Written task: Tally up the lines below that include the word "image". Answer with the number alone.

Supplied material:

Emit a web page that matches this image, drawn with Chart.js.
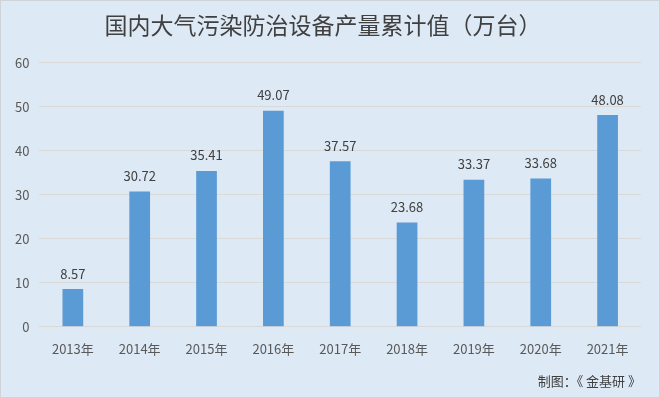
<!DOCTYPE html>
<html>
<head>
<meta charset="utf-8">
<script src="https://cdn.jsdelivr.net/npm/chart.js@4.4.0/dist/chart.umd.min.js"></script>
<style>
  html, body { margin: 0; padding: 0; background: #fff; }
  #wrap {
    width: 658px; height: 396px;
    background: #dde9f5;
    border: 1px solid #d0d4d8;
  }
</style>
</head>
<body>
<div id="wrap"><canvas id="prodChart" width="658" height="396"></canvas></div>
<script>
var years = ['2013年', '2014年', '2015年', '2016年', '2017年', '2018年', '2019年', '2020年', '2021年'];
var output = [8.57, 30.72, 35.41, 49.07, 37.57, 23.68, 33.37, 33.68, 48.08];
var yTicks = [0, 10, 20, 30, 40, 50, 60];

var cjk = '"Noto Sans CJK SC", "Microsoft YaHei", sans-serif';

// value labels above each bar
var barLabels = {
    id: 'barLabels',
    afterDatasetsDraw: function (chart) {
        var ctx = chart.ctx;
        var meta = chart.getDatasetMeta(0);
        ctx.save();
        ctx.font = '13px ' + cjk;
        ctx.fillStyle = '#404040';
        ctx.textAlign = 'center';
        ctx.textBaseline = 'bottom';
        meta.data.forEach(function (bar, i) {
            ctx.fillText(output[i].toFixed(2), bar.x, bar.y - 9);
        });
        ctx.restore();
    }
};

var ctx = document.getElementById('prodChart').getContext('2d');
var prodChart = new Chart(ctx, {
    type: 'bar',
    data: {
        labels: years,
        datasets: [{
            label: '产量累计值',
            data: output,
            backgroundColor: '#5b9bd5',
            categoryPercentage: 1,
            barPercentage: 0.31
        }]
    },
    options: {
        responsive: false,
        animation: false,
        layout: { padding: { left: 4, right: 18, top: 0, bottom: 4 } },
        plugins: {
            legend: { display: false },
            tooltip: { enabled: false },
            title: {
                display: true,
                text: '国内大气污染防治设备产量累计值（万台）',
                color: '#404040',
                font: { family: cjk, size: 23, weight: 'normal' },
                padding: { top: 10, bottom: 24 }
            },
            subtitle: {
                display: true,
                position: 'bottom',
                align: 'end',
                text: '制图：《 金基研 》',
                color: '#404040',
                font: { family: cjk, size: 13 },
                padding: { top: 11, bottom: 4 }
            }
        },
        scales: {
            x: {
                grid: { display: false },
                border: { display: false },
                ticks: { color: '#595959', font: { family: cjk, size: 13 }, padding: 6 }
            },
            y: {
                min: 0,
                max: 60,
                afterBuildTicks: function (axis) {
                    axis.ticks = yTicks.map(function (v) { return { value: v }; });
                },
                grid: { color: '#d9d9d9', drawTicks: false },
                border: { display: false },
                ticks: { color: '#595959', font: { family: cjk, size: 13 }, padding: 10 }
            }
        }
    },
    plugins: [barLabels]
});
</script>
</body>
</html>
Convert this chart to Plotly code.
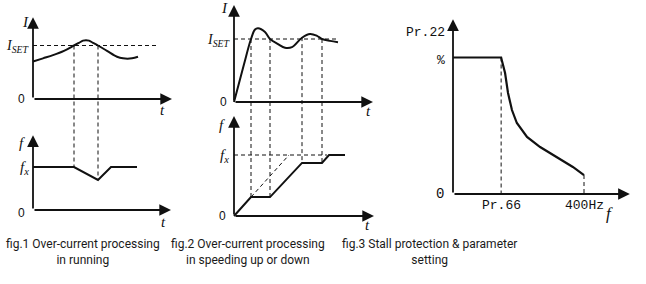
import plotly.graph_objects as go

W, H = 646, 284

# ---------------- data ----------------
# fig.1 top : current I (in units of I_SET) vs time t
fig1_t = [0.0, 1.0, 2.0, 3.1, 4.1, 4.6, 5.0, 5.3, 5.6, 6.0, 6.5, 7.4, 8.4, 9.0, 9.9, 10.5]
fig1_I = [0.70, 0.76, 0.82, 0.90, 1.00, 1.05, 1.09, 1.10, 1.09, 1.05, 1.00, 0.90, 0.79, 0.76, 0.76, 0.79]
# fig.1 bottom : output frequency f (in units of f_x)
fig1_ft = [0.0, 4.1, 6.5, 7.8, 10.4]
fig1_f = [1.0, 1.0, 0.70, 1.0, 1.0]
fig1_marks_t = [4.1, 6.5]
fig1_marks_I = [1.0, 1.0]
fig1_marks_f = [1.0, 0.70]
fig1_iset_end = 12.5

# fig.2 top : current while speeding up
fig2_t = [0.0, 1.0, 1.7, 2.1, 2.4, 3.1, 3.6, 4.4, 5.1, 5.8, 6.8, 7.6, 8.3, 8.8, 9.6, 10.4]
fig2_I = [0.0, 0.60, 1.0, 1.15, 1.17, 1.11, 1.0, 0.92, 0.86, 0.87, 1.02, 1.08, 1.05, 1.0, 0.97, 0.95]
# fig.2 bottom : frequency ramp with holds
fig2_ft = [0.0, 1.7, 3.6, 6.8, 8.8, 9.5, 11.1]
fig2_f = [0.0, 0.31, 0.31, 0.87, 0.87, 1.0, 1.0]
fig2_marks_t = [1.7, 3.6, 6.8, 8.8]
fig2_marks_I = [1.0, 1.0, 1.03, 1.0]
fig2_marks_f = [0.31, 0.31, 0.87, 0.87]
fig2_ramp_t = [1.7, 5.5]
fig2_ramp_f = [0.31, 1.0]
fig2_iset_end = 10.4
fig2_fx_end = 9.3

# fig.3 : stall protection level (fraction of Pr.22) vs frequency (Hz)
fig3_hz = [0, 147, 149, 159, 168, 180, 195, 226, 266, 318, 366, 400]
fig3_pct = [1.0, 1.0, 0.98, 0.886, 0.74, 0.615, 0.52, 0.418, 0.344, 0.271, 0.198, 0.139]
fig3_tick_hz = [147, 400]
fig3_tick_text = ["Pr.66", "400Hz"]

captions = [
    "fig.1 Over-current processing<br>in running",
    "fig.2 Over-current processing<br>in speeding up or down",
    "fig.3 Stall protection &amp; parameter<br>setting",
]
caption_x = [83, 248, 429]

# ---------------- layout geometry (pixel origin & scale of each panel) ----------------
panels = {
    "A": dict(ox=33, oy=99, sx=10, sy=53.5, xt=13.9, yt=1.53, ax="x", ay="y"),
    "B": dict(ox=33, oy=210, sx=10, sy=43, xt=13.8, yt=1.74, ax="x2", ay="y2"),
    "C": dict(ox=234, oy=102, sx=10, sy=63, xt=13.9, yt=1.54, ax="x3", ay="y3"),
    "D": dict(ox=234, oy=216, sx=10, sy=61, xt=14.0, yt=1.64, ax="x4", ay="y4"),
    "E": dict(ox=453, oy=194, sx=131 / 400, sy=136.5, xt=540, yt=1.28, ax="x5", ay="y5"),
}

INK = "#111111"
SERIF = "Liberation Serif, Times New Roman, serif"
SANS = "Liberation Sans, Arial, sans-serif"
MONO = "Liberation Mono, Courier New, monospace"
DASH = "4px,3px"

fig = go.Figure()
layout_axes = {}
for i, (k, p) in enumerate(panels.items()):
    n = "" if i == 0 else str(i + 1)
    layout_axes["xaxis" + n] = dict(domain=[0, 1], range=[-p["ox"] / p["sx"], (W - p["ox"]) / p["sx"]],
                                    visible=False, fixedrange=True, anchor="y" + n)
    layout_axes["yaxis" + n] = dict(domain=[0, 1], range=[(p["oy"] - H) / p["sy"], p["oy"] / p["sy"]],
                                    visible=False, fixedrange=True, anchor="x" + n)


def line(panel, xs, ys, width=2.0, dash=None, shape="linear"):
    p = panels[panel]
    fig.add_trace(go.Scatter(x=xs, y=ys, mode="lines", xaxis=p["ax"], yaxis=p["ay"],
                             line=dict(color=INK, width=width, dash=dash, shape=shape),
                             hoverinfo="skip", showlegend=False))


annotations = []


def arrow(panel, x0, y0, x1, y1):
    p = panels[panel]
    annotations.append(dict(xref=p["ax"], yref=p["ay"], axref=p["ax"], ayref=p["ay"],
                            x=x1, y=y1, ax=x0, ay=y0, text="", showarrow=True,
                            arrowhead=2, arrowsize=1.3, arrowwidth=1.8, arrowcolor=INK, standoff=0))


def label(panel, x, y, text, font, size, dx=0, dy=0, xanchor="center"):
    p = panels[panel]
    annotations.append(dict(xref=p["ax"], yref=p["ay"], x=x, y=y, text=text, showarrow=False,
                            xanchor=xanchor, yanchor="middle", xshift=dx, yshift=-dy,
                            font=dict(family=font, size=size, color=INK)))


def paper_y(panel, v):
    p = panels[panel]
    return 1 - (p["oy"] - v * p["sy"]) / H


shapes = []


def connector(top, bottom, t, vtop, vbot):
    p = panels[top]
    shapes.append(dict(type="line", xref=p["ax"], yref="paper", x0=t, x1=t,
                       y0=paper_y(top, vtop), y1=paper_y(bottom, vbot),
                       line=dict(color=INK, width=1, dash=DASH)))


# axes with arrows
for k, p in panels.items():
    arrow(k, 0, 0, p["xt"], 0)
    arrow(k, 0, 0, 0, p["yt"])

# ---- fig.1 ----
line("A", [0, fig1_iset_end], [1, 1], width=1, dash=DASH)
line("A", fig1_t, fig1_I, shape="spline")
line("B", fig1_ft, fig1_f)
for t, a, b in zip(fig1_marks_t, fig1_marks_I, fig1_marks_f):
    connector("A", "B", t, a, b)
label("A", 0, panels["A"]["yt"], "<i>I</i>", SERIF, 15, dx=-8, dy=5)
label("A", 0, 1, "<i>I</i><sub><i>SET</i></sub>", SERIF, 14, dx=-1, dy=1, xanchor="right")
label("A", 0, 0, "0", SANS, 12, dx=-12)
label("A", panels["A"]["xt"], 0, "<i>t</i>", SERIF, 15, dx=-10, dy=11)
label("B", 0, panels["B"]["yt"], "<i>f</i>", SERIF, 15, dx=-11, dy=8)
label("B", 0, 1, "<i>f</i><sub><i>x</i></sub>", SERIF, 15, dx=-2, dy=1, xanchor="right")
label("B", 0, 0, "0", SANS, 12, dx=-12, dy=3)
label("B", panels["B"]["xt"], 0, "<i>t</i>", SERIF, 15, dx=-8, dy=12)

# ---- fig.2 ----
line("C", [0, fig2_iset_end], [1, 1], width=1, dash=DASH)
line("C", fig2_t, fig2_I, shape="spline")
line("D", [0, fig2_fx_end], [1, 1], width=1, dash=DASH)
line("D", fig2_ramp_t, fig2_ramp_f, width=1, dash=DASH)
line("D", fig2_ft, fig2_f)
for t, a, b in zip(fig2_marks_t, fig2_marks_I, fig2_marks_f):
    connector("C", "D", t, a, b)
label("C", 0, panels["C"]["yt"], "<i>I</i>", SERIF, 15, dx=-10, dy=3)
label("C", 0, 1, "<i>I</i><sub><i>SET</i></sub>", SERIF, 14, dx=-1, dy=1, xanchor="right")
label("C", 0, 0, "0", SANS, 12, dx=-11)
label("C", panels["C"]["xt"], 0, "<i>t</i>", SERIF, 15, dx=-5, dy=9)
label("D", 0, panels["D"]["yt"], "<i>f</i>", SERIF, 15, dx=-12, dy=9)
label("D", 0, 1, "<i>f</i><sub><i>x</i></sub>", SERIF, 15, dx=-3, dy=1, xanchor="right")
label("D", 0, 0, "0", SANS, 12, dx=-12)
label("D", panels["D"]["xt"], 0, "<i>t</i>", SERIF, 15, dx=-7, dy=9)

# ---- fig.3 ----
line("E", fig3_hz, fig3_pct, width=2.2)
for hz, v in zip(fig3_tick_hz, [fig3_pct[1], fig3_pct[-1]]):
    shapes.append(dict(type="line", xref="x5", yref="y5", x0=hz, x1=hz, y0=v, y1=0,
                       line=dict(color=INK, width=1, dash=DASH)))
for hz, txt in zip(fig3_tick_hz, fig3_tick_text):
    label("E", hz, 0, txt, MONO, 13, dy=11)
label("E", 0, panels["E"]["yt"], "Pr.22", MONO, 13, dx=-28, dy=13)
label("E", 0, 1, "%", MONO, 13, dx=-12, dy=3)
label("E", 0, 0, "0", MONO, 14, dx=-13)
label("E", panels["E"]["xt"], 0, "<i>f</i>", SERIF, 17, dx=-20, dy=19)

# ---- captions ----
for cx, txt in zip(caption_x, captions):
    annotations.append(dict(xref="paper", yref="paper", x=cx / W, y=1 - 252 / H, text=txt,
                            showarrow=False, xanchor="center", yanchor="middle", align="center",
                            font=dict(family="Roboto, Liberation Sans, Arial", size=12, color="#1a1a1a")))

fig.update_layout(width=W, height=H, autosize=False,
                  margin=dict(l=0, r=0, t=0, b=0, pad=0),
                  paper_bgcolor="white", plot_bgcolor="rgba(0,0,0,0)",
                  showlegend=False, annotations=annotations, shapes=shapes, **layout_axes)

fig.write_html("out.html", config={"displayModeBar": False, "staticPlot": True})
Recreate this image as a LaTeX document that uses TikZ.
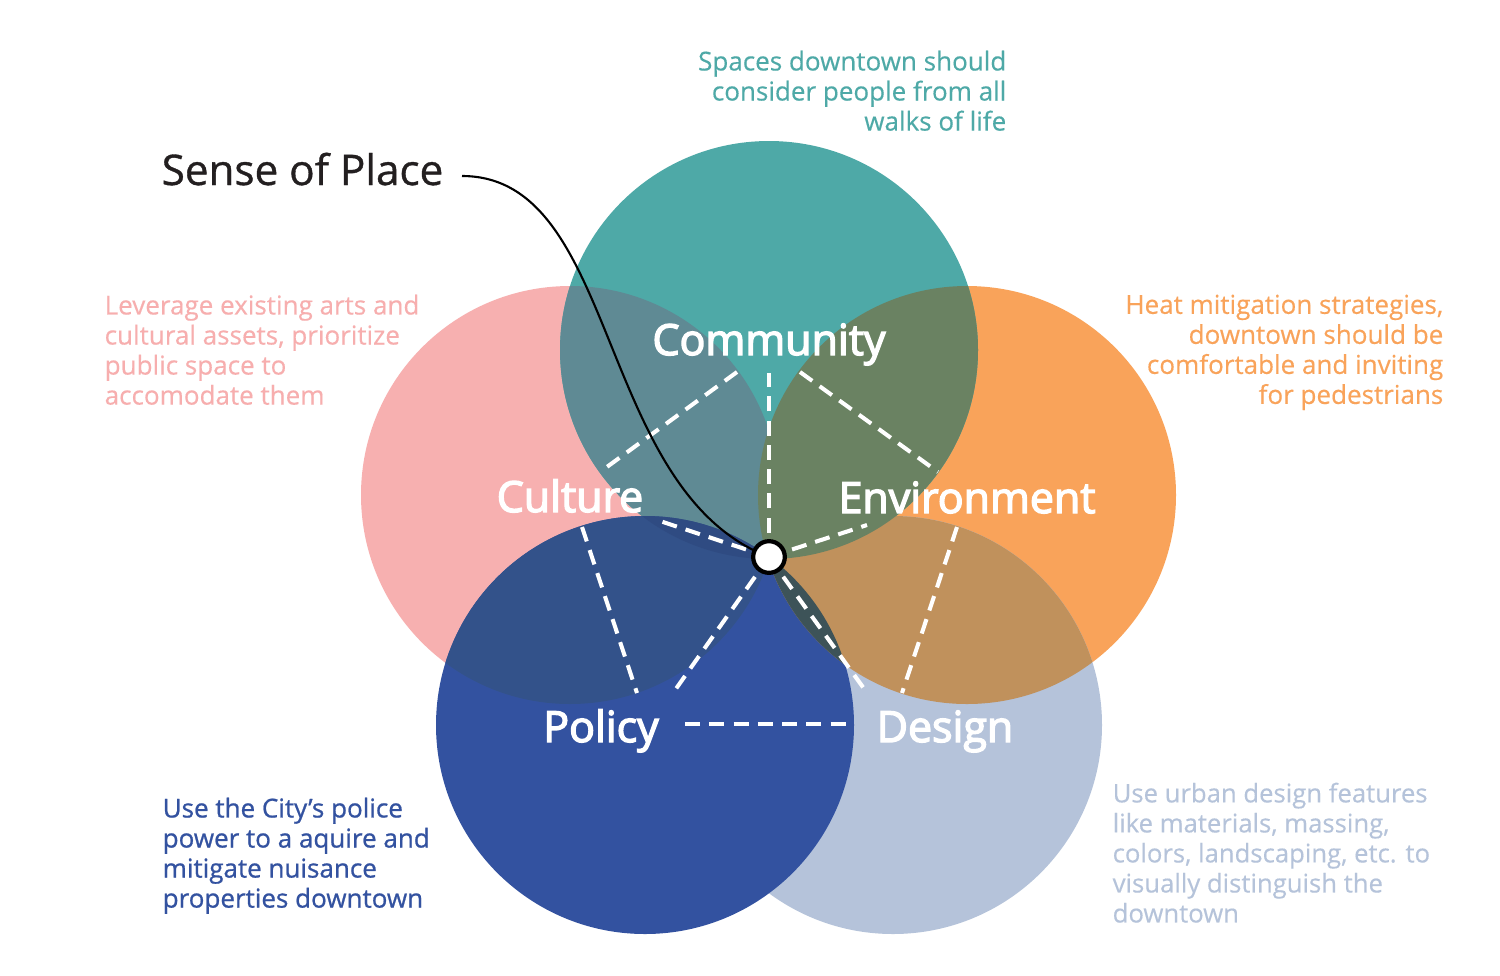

Exercise answer: 2